Four days into its operation, the French military has moved swiftly from stemming an Islamist push to the south to striking northern targets in efforts to crush the insurgency.

Interviewed on French radio Monday, Christian Royer, France's ambassador to Mali, said the tables had turned against extremists, whose presence not only threatens Mali's stability but that of the larger Sahel region.

"[Our] airstrikes have changed the status quo, dislodging Islamists from strategically important towns like Mopti and Savare a few hundred kilometers from Bamako," he said, adding that the nation's capital city was calm.

But other French officials have expressed surprise at the insurgents' skill and preparedness: Hours after announcing they had thwarted a rebel advance, French authorities reported that rebels had attacked and seized the Malian town of Diabaly.

"There's always a risk for this kind of operation to take more time than initially expected," said Dakar-based analyst Gilles Yabi of the International Crisis Group, who predicts further difficulties eradicating Islamist strongholds in the north.

"It's not a very conventional war, because the enemy is a very mobile one, and we're talking about terrorist groups," he said, adding that he doesn't think French officials desire a protracted intervention. "It is highly possible that after retreating from the cities where they can't [fight] against the powerful force of the French military ... they will go to some hidden areas [that are] more difficult to access — the mountainous areas close to Algeria, for example."

But in Europe, the French intervention is boosting President Francois Hollande's dismal popularity ratings, with some of his biggest critics, such as far-right politician Marine Le Pen, expressing measured statements of support.

"While France's decision to intervene in Mali was legitimate, the Islamists' growing clout is a result of French errors in Libya and Syria," said Le Pen on French radio.

While Paris has been careful to frame the intervention as a stopgap for a larger West African initiative against Islamists, members of the African press have been openly critical. In Algeria, which has a tense relationship with its former colonial ruler, news editorials questioned French motives in Mali.

Regardless of political speculation, however, the prospect of more immediate danger has not been questioned. Islamist groups have already threatened retaliation against Paris, and French officials are fearful of the fate of eight French hostages in Mali.

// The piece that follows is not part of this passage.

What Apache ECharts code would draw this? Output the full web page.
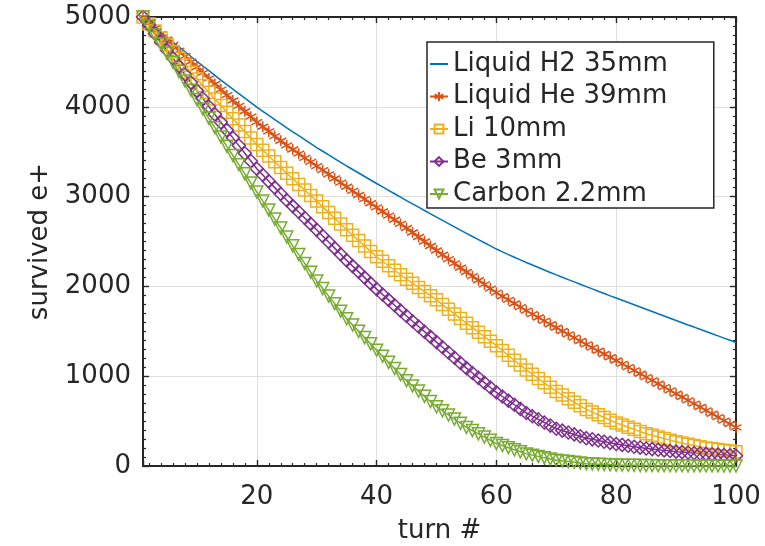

Warning against a drawn out military venture, terrorism expert Jean-Pierre Filiu of the Institute of Political Studies in Paris called for a brief, targeted intervention, describing the operation as a narrow conflict against physical enemies such as criminals and hostage takers.

The French government says the intervention will take the "time it needs" to thwart if not eradicate the Islamists, and many here in Paris hope that means weeks — and not months or years.